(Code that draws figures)
○ ○ ○
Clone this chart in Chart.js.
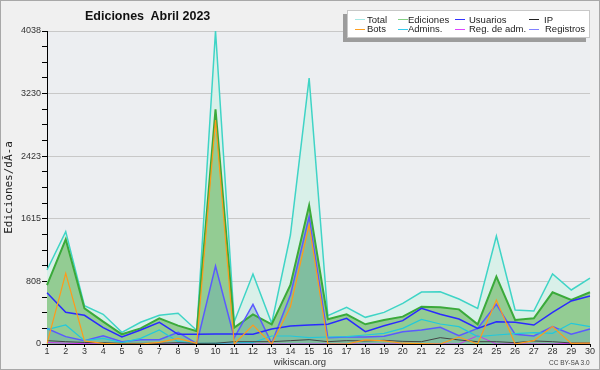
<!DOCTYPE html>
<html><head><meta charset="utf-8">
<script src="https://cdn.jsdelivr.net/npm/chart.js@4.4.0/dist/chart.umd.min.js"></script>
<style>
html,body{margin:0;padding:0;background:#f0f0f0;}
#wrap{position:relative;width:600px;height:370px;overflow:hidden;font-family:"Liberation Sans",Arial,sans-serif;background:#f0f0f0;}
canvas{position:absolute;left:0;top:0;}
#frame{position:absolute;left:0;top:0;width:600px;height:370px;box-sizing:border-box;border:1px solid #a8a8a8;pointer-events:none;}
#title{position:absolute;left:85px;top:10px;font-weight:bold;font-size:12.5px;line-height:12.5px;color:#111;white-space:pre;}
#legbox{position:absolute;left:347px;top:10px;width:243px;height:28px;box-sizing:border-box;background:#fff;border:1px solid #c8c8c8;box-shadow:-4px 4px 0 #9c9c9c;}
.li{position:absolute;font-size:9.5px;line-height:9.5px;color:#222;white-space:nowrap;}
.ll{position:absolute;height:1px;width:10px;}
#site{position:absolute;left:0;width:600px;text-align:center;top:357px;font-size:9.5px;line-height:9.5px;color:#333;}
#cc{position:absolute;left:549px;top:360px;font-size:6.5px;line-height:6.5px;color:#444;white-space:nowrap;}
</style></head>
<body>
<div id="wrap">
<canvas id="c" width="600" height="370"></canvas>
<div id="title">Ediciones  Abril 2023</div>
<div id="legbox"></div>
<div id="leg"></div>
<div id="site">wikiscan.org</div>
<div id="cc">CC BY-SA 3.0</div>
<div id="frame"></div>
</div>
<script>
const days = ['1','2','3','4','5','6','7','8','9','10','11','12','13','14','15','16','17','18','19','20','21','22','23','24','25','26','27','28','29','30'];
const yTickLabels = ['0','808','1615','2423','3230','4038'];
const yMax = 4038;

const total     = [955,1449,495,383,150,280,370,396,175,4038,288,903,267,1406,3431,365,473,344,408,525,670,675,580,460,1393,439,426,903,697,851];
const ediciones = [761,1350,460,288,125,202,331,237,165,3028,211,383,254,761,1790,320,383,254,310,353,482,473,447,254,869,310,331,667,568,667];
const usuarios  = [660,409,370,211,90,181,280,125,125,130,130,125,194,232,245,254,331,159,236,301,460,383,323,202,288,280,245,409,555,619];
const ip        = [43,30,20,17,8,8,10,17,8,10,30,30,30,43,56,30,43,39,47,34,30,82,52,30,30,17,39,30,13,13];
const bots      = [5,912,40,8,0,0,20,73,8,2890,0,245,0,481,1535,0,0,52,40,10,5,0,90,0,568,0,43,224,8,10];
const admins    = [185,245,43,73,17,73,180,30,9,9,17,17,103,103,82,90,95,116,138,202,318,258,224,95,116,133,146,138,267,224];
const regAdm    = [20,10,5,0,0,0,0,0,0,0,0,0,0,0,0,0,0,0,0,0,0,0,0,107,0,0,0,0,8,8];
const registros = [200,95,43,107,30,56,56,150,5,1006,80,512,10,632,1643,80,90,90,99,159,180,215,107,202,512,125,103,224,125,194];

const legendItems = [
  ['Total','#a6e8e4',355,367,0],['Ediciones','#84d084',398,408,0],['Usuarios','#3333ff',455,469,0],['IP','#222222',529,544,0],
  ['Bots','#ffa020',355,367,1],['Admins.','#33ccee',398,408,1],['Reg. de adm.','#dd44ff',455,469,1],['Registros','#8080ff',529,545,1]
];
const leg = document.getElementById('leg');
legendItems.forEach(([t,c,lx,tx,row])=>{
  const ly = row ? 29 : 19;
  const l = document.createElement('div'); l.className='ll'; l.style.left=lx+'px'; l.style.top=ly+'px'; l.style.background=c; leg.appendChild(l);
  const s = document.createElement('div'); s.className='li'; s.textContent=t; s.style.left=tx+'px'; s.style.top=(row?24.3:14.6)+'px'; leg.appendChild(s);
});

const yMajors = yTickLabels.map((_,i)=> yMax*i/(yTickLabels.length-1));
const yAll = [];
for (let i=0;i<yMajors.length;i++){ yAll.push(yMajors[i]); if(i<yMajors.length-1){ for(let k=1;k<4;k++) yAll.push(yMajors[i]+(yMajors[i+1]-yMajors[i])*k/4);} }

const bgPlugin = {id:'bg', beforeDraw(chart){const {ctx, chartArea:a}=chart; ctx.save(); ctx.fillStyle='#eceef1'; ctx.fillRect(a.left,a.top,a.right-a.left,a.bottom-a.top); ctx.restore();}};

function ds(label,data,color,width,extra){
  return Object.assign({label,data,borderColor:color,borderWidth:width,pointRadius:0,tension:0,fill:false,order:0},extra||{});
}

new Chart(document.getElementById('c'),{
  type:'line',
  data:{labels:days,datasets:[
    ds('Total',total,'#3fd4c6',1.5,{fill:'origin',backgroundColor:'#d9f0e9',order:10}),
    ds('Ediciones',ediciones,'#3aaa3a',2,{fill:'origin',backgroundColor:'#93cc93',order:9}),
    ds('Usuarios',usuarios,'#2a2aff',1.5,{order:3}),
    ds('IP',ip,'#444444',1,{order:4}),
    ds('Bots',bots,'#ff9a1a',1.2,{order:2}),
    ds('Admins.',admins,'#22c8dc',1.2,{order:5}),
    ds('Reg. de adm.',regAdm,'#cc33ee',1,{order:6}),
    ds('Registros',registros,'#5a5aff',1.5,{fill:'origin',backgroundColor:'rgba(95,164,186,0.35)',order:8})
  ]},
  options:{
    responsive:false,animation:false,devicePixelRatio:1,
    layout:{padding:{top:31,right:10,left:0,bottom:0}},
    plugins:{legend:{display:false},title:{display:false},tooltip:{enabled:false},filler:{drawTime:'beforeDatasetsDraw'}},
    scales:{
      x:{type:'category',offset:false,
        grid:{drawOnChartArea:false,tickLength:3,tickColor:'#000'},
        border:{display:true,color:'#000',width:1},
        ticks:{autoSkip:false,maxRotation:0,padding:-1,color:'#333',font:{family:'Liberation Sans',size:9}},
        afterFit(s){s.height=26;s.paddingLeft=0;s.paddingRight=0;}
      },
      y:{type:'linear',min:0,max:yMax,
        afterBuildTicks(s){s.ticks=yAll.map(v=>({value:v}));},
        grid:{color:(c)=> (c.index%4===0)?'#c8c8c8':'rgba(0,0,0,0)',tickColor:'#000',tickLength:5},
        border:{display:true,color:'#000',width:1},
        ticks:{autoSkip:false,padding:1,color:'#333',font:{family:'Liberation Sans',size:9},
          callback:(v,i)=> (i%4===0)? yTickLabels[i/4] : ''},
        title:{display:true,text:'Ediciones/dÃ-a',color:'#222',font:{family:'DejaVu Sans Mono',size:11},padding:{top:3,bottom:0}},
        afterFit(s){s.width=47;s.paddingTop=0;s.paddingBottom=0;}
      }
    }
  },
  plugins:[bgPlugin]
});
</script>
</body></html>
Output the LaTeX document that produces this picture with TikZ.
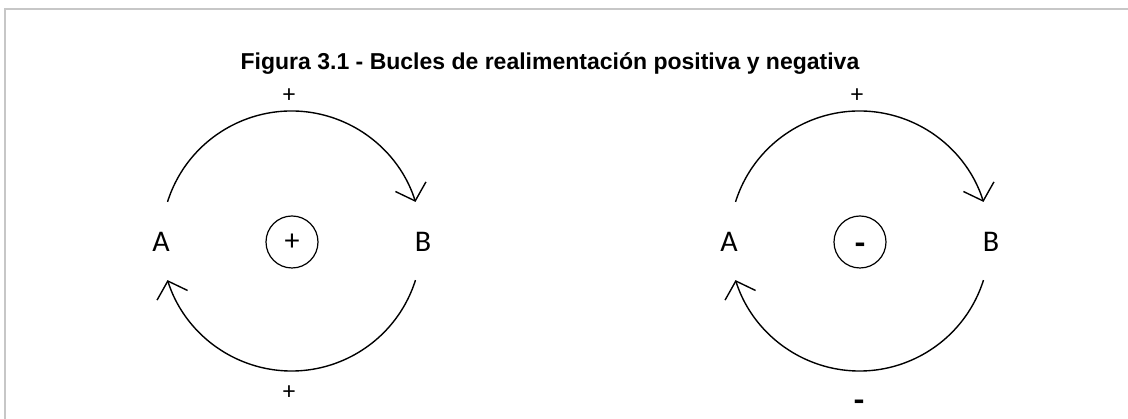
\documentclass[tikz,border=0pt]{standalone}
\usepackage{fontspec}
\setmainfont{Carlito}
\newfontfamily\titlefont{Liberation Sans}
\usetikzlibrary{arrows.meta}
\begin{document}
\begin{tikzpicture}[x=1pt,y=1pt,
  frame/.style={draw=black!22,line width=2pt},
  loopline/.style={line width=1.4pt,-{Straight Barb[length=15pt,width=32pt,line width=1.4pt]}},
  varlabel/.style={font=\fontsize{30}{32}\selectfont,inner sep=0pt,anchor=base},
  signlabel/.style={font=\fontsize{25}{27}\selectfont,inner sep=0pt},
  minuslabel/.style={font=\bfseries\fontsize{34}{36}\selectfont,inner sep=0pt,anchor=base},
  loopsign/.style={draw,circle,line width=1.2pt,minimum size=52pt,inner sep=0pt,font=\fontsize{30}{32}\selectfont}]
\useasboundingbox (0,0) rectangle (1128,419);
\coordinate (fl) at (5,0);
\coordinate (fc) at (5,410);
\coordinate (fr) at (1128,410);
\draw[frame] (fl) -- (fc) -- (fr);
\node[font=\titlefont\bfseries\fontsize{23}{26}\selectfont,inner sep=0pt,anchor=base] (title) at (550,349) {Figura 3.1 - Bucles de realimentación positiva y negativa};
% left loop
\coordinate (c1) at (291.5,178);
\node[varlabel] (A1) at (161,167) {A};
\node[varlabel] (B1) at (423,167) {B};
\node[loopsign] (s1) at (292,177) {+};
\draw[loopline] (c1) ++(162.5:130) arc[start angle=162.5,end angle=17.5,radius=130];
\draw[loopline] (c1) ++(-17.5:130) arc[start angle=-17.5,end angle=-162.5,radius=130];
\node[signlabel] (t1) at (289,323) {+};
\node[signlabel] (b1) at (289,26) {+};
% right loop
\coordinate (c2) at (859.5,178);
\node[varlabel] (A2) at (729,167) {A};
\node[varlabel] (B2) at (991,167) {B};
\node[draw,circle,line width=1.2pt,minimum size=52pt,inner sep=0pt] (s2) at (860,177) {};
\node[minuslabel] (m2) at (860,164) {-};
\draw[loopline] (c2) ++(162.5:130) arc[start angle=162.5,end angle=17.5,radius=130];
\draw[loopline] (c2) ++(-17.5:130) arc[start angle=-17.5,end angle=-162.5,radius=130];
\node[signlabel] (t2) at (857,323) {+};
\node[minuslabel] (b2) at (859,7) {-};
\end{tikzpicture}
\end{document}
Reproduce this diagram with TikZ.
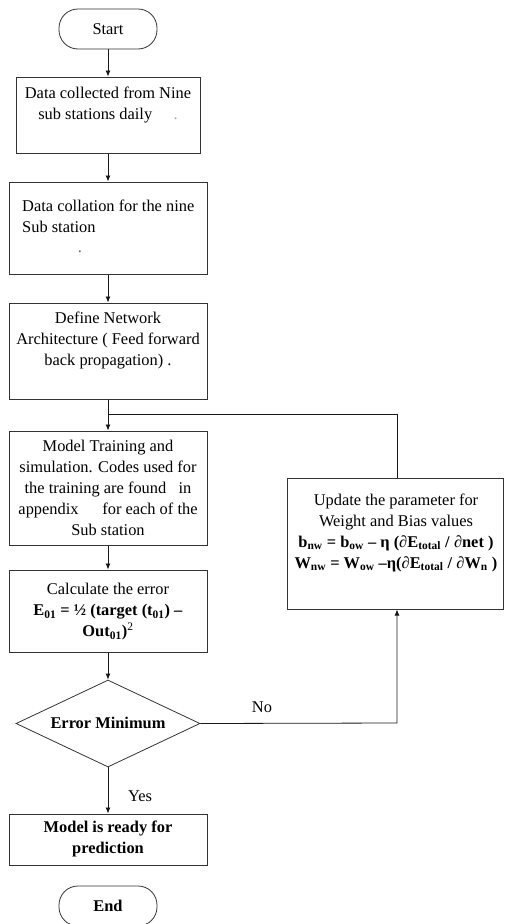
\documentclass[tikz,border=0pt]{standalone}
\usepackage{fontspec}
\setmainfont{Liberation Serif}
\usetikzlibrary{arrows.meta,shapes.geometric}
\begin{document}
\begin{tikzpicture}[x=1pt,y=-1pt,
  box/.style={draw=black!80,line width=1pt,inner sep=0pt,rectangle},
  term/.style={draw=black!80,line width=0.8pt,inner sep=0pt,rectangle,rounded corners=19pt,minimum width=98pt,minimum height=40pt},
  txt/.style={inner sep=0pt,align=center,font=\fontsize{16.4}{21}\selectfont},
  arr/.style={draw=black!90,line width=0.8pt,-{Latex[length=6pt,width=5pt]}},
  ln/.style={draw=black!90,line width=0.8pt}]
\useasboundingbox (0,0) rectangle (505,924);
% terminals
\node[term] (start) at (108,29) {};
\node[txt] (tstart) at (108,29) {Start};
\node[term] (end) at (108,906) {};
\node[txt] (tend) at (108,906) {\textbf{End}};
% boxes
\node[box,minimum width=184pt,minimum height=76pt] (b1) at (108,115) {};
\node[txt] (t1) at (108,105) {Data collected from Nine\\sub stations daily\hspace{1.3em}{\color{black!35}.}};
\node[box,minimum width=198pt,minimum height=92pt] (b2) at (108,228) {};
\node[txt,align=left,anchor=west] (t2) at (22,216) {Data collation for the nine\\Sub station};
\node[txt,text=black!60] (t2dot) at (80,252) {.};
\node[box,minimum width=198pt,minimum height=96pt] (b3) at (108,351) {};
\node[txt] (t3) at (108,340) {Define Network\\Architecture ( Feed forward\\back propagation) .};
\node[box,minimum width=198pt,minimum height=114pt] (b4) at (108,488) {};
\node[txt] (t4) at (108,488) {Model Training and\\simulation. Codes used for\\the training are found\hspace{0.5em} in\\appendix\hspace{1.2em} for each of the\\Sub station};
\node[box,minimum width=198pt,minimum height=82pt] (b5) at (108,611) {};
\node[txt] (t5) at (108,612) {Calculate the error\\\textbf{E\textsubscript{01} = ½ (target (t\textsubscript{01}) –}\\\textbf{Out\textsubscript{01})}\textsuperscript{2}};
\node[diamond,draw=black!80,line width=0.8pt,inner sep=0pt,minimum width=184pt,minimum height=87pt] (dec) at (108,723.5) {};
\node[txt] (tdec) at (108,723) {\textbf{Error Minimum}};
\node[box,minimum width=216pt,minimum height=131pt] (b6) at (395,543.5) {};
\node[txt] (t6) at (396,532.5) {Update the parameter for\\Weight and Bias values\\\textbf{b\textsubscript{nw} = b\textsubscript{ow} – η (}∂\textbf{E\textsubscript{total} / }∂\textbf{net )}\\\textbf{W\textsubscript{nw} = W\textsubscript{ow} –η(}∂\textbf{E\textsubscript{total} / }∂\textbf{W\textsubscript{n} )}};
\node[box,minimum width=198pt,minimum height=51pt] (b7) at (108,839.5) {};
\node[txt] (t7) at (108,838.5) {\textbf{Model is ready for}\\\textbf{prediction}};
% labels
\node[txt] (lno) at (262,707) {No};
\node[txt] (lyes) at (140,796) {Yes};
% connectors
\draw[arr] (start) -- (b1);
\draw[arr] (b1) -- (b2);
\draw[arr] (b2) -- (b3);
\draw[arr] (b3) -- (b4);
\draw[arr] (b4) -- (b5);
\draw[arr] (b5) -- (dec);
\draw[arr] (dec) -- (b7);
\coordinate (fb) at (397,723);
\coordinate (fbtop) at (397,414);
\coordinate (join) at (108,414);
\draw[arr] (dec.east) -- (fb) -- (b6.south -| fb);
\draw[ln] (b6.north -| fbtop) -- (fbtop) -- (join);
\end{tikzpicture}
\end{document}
○ ○ ○
Make an exact copy of the lines from the top of the material through the line with "const yMax = 4038;", pictures excluded.

Clone this chart in Chart.js.
<!DOCTYPE html>
<html><head><meta charset="utf-8">
<script src="https://cdn.jsdelivr.net/npm/chart.js@4.4.0/dist/chart.umd.min.js"></script>
<style>
html,body{margin:0;padding:0;background:#f0f0f0;}
#wrap{position:relative;width:600px;height:370px;overflow:hidden;font-family:"Liberation Sans",Arial,sans-serif;background:#f0f0f0;}
canvas{position:absolute;left:0;top:0;}
#frame{position:absolute;left:0;top:0;width:600px;height:370px;box-sizing:border-box;border:1px solid #a8a8a8;pointer-events:none;}
#title{position:absolute;left:85px;top:10px;font-weight:bold;font-size:12.5px;line-height:12.5px;color:#111;white-space:pre;}
#legbox{position:absolute;left:347px;top:10px;width:243px;height:28px;box-sizing:border-box;background:#fff;border:1px solid #c8c8c8;box-shadow:-4px 4px 0 #9c9c9c;}
.li{position:absolute;font-size:9.5px;line-height:9.5px;color:#222;white-space:nowrap;}
.ll{position:absolute;height:1px;width:10px;}
#site{position:absolute;left:0;width:600px;text-align:center;top:357px;font-size:9.5px;line-height:9.5px;color:#333;}
#cc{position:absolute;left:549px;top:360px;font-size:6.5px;line-height:6.5px;color:#444;white-space:nowrap;}
</style></head>
<body>
<div id="wrap">
<canvas id="c" width="600" height="370"></canvas>
<div id="title">Ediciones  Abril 2023</div>
<div id="legbox"></div>
<div id="leg"></div>
<div id="site">wikiscan.org</div>
<div id="cc">CC BY-SA 3.0</div>
<div id="frame"></div>
</div>
<script>
const days = ['1','2','3','4','5','6','7','8','9','10','11','12','13','14','15','16','17','18','19','20','21','22','23','24','25','26','27','28','29','30'];
const yTickLabels = ['0','808','1615','2423','3230','4038'];
const yMax = 4038;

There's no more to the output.